NOTES TO CONDENSED CONSOLIDATED INTERIM FINANCIAL INFORMATION (Unaudited)
(in thousands of U.S. Dollars, unless otherwise stated) 

 
(d)
Gerdau Açominas, Gerdau Comercial de Aços, Gerdau Aços Especiais and Gerdau Aços Longos provides guarantees to Banco Gerdau S.A. that finance sales to selected customers. These sales are recognized at the time the products are delivered. Under the vendor program, the Company is the secondary obligor to the bank. At September 30, 2007 customer guarantees provided by the company totaled $3,371, $8,743, $11,805 and $574, respectively. Since Banco Gerdau S.A., Gerdau Açominas, Gerdau Comercial de Aços, Gerdau Aços Especiais and Gerdau Aços Longos are under the common control of Metalúrgica Gerdau, this guarantee is not covered by the recognition provisions of FASB Interpretation No 45 (“FIN 45”).

(e)
GTL Equity provides guarantees to Banco Santa Cruz S.A. of multiple credit facilities of its subsidiary Gerdau Comercial de Aços S.A., in amount to $2,000 (equivalent of R$3,678 at period-end exchange rate).

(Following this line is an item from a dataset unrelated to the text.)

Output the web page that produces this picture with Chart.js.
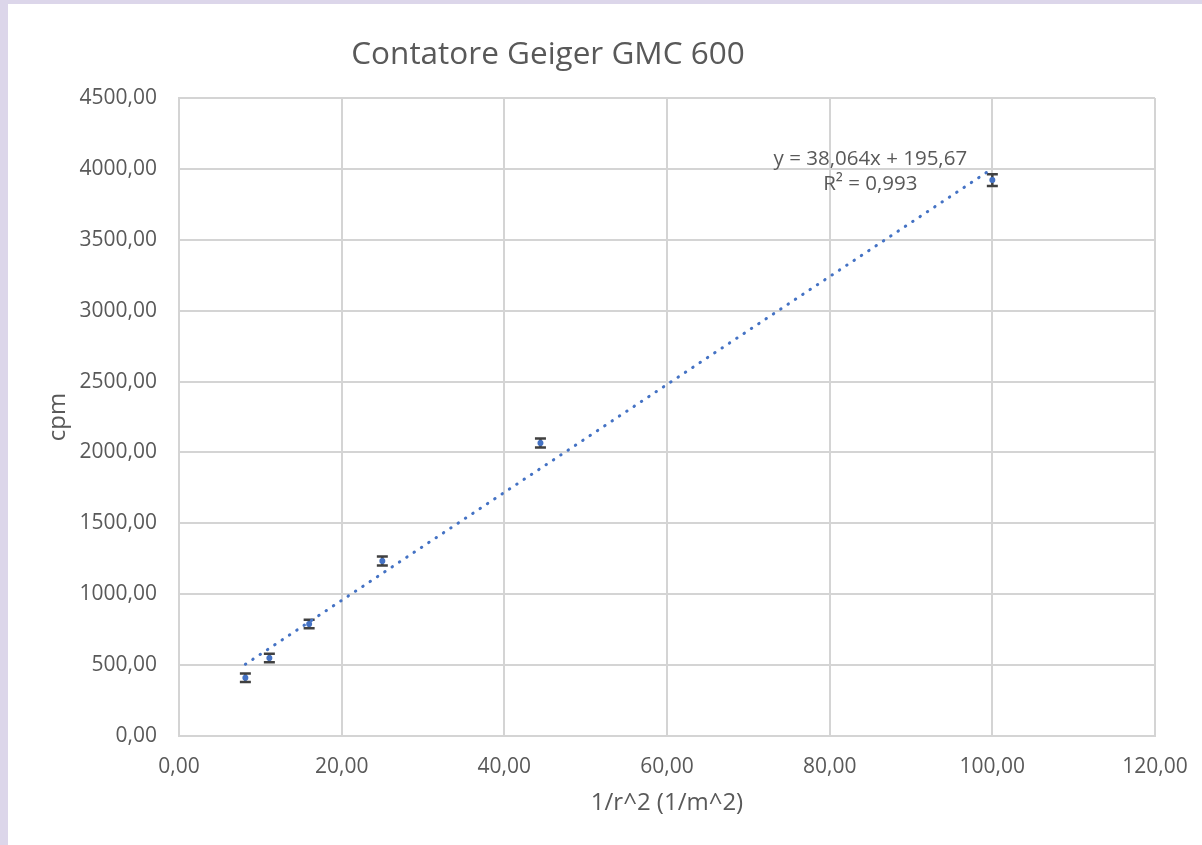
<!DOCTYPE html>
<html>
<head>
<meta charset="utf-8">
<script src="https://cdn.jsdelivr.net/npm/chart.js@4/dist/chart.umd.min.js"></script>
<style>
  html, body { margin: 0; padding: 0; background: #dcd6ea; width: 1202px; height: 845px; overflow: hidden; }
  #wrap { position: absolute; left: 8px; top: 4px; width: 1194px; height: 841px; background: #ffffff; }
  canvas { display: block; }
</style>
</head>
<body>
<div id="wrap"><canvas id="c" width="1194" height="841"></canvas></div>
<script>
// ---- data ----
const xValues = [8.16, 11.11, 16.00, 25.00, 44.44, 100.00];   // 1/r^2 (1/m^2)
const yValues = [410, 550, 790, 1234, 2067, 3921];            // cpm
const yErrors = [30, 30, 30, 32, 32, 42];                      // cpm error bars
const trendX = [8.16, 100.00];                                  // trendline end points
const trendY = [506, 4002];
const xTickValues = [0, 20, 40, 60, 80, 100, 120];
const xTickLabels = ['0,00', '20,00', '40,00', '60,00', '80,00', '100,00', '120,00'];
const yTickValues = [0, 500, 1000, 1500, 2000, 2500, 3000, 3500, 4000, 4500];
const yTickLabels = ['0,00', '500,00', '1000,00', '1500,00', '2000,00', '2500,00', '3000,00', '3500,00', '4000,00', '4500,00'];
const titleText = 'Contatore Geiger GMC 600';
const xTitle = '1/r^2 (1/m^2)';
const yTitle = 'cpm';
const equationLines = ['y = 38,064x + 195,67', 'R² = 0,993'];

const FONT = '"Open Sans", "Noto Sans", sans-serif';
const TXT = '#595959';
const GRID = '#d4d4d4';
const BLUE = '#4472c4';

const pointsData = xValues.map((x, i) => ({ x: x, y: yValues[i] }));
const trendData = trendX.map((x, i) => ({ x: x, y: trendY[i] }));

const errorBarPlugin = {
  id: 'errorBars',
  beforeDatasetsDraw(chart) {
    const { ctx, scales: { x, y } } = chart;
    ctx.save();
    ctx.strokeStyle = '#404040';
    ctx.lineWidth = 2.5;
    const cap = 5.5;
    xValues.forEach((xv, i) => {
      const px = x.getPixelForValue(xv);
      const top = y.getPixelForValue(yValues[i] + yErrors[i]);
      const bot = y.getPixelForValue(yValues[i] - yErrors[i]);
      ctx.beginPath();
      ctx.moveTo(px, top); ctx.lineTo(px, bot);
      ctx.moveTo(px - cap, top); ctx.lineTo(px + cap, top);
      ctx.moveTo(px - cap, bot); ctx.lineTo(px + cap, bot);
      ctx.stroke();
    });
    ctx.restore();
  }
};

const textPlugin = {
  id: 'texts',
  afterDraw(chart) {
    const { ctx, scales: { x, y } } = chart;
    ctx.save();
    ctx.fillStyle = TXT;
    ctx.textAlign = 'center';
    ctx.textBaseline = 'middle';
    ctx.font = '31.5px ' + FONT;
    ctx.fillText(titleText, 540, 51);
    ctx.font = '20.5px ' + FONT;
    const cx = x.getPixelForValue(85.0);
    ctx.fillText(equationLines[0], cx, y.getPixelForValue(4070));
    ctx.fillText(equationLines[1], cx, y.getPixelForValue(3890));
    ctx.restore();
  }
};

new Chart(document.getElementById('c'), {
  type: 'scatter',
  data: {
    datasets: [
      {
        label: 'Lineare',
        data: trendData,
        showLine: true,
        borderColor: BLUE,
        borderWidth: 3,
        borderDash: [0.5, 8.3],
        borderCapStyle: 'round',
        pointRadius: 0,
        fill: false
      },
      {
        label: 'cpm',
        data: pointsData,
        showLine: false,
        pointRadius: 3,
        pointBackgroundColor: BLUE,
        pointBorderWidth: 0
      }
    ]
  },
  options: {
    responsive: false,
    animation: false,
    devicePixelRatio: 1,
    layout: { padding: { top: 94, right: 47, bottom: 27, left: 0 } },
    plugins: {
      legend: { display: false },
      tooltip: { enabled: false },
      title: { display: false }
    },
    scales: {
      x: {
        type: 'linear',
        min: 0, max: 120,
        afterBuildTicks(scale) { scale.ticks = xTickValues.map(v => ({ value: v })); },
        afterFit(scale) { scale.paddingRight = 0; scale.paddingLeft = 0; },
        ticks: {
          padding: 18,
          color: TXT,
          font: { family: FONT, size: 21 },
          maxRotation: 0,
          callback: (v) => xTickLabels[xTickValues.indexOf(v)]
        },
        grid: { color: GRID, lineWidth: 2, drawTicks: false },
        border: { color: GRID, width: 2 },
        title: { display: true, text: xTitle, color: TXT, font: { family: FONT, size: 24 }, padding: { top: -8, bottom: 0 } }
      },
      y: {
        type: 'linear',
        min: 0, max: 4500,
        afterBuildTicks(scale) { scale.ticks = yTickValues.map(v => ({ value: v })); },
        afterFit(scale) { scale.width = 171; },
        ticks: {
          padding: 22,
          color: TXT,
          font: { family: FONT, size: 21 },
          callback: (v) => yTickLabels[yTickValues.indexOf(v)]
        },
        grid: { color: GRID, lineWidth: 2, drawTicks: false },
        border: { color: GRID, width: 2 },
        title: { display: true, text: yTitle, color: TXT, font: { family: FONT, size: 24 }, padding: { top: 36, bottom: 0 } }
      }
    }
  },
  plugins: [errorBarPlugin, textPlugin]
});
</script>
</body>
</html>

Since GTL Equity and Gerdau Comercial de Aços S.A. are both under common control this guarantee is not covered by the recognition provisions of FIN 45.

(f)
Gerdau S.A., Gerdau Aços Longos, Gerdau Açominas, Gerdau Aços Especiais, Gerdau Comercial de Aços and Açominas Overseas provides guarantees to Gerdau Ameristeel on its Bridge Loan and Term Loan for the acquisition of Chaparral Steel Company, on the total amount of $4,350,000. Since the guarantors and the guarantee are entities under common control of Gerdau S.A., this guarantee is not covered by the recognition provisions of FIN 45.
 
14
Subsequent events
 
(a)  
In November, 2007, the Company has proposed the payment of R$0.34 (equivalent to $0.18 at the period end exchange rate) interest on capital to common and preferred share as a prepayment of statutory dividends. Such interest on capital will be computed and credited to the shareholders on November 21, 2007.

(b)  
In October 2007, the subsidiary Gerdau Ameristeel acquired Enco Materials Inc., a leading sales company on fabricated steel and construction steel. Such company is located in Nashville, Tennessee, and have eight sites located in Arkansas, Tennessee and Georgia.

(c)  
In October 2007, the Company has signed a MOU (Memorandum of Understanding) for the acquisition of an interest of 49% in the holding Corsa Controladora, S.A. de C.V., located in Mexico City, Mexico, which holds 100% of Aceros Corsa, S.A. de C.V. and its distributors. Aceros Corsa is a long steel mini-mill producer (light commercial profiles) with an installed capacity of 150 thousand tons of crude steel and 300 thousand tons of rolled products annually. The agreed price for the acquisition of this interest is $100,500.

(d)  
In October 2007, the Company has concluded the issuance of a 7.25% 10-year bond, in the total amount of $1,000,000. Such proceeds will be used to finance a capital increase in the North American subsidiaries, in order to support the acquisition of Chaparral Steel Company conducted by those subsidiaries.

(e)  
In November 2007, the subsidiary Gerdau Ameristeel Corporation concluded a equity placement of 110 million common stocks, plus an overallotment of 15%, at a price of $12.25 per stock. Such equity placement increase the subsidiary’s capital in $1,350,000 ($1,550,000 considering the overallotment) and will be used to partially pay the loans incurred by Gerdau Ameristeel Corporation in connection with the acquisition of Chaparral

(f)  
In November 2007, the Company has signed an agreement for the acquisition of all outstanding shares of Quanex Corporation for $39.20. The agreement includes only the specialty steel segment and corporate segment of Quanex Corporation, and does not include its building products segment. The specialty steel segment, Macsteel, is the second largest special bar quality producer of the US, and operates three mini-mills located in Jackson and Monroe, in Michigan, and Forth Smith, Arkansas. Macsteel produces 1.2 million crude steel and 1.1 million rolled steel of metric tons per year. This transaction is subject to the approval of Quanex shareholders and the US antitrust agencies.